Last week was some weird week. A lot of downtimes in services I’m using and I was also struggling to implement a feature, that looked fairly straightforward, in FirebirdClient. But the downtimes and more specifically the time just after the downtime made me think.
One of the services was down for nearly a day (really a day, like 24 hours). It happens. It’s bad, very bad. But it happens. The company was doing fairly good job keeping people updated on the status, mainly on social media. It could be better, but also worse (complete silence). There’s tons of articles how you should handle these bad situations. And I’m not going to provide any smart-thoughts here to this topic. I’m going to talk about steps you do after the disaster is mitigated. Something that’s often overlooked.

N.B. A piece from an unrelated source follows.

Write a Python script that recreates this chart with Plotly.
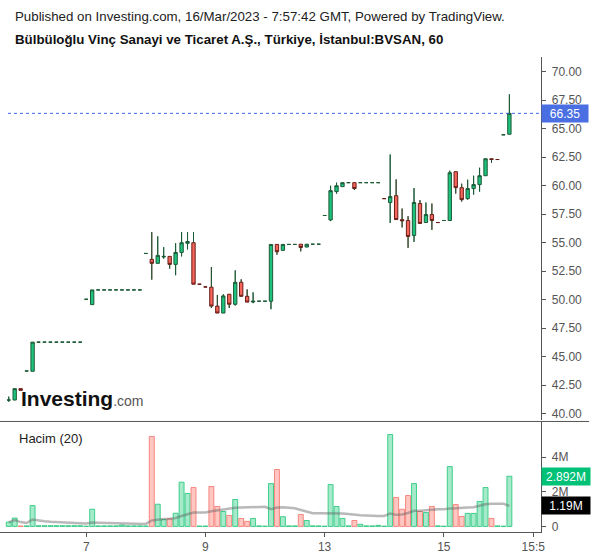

Let me guide you through my thinking. Once the above mentioned service recovered, it just started working (as expected) and they flooded social media with this good news. After a few minutes people started hitting the service from all possible sources and devices and it ... held, but was very very slow. As people started asking on social media they kept explaining what’s going on.
And that’s where I got my idea. Maybe part of this process should be also a plan how to “unleash” users. First any service needs some warm-up (indices, caches, ...) after start - if it’s not done manually you need to put the load on it slowly. Users are waiting to get things done. And once you show the green light they will hammer it. And hammer it hard.
There’s a tons of hardware or programming ways to let the users in in a controlled way. And if you have/developed one these, great. But I also realized there’s maybe one pretty simple though still effective (haven’t tested it, as I don’t have a heavily used service with millions of users waiting to hammer it down, it’s just theory 😉). What about simply spreading the word slowly. First put the green light on your status page. Some people are probably checking it regularly. Once they find it they will put some load gradually. Then starting responding to people who asked on social media. And then put the news on your social media. And so on. Also it will be mixed with people who simply try it.
If you were down more than hour or so chances are another minute or two as you start spreading the news about being up again doesn’t matter. With that you’re then not only up, but also working within the metrics (i.e. response time) you have defined from the get go.